In 2006, direct sellers remained the dominant distribution channel for fragrances, accounting for 60% of regional value sales. Notable new launches included Lily Essence by O Boticário, which shot to the number one position in Brazil—the region’s largest market—shortly after an innovative launch including short message service (SMS) marketing. Going forward, Latin American consumers are likely to continue opting for national products over imported ones, due to their lower prices, which are a significant factor impacting purchasing decisions in a market where 50% of consumers have an annual disposable income of less than $1,000.

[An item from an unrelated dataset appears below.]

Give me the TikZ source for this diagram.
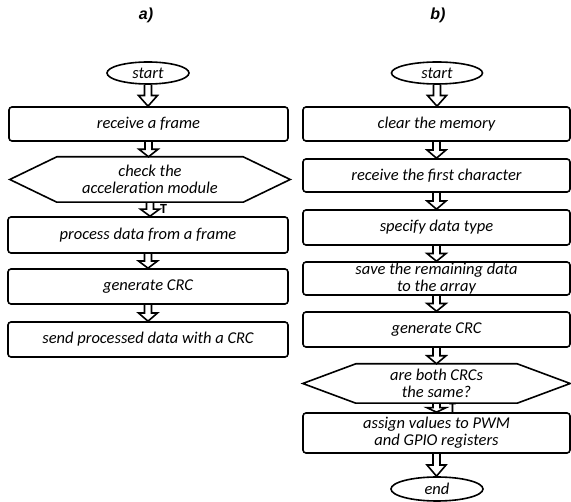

The growth rate of fragrances in Eastern Europe was only slightly impacted by the Russian law entitled “On State regulation of the turnover of alcohol and alcohol-containing products,” which brought about a crisis in that country’s market in 2006. The law, which came into force on July 1, 2006, required producers, distributors, and retailers of alcohol-based perfumes, cosmetics and household cleaners that contain more than 1.5% ethanol to obtain two new licenses: one for possessing and one for selling such products. In addition, the companies were required to report data on the movement of these products to the Federal Tax Service. The rule was intended to regulate the industry as part of efforts to curb counterfeiting. However, it appeared to be not only ineffective, but also left cosmetics companies unable to produce, import or distribute perfume or other products containing alcohol. This law has now been amended to reduce the impact on the industry, indicating that positive growth forecasts are likely to be realized in the future.

Mixed Fortunes in Asia Pacific

Euromonitor International has observed that, aside from Australasia, Asia-Pacific is the smallest regional market for fragrances, accounting for less than 7% of global US dollar value sales in 2006. Cultural and economic drivers are responsible for this distinction. With the exception of highly Westernized societies, such as Hong Kong and Singapore, where a high proportion of sales are made to expatriates, per capita usage remains limited, due to the perception of fragrances as extravagant luxury items. In countries such as India, sales are further hindered by the wide presence of black market and counterfeit goods, as well as the enduring popularity of traditional indigenous perfumes, such as attar. Fragrances are also a relatively novel concept to both China and Japan, where such products have a somewhat unsavory image due to their association with the elimination of body odor.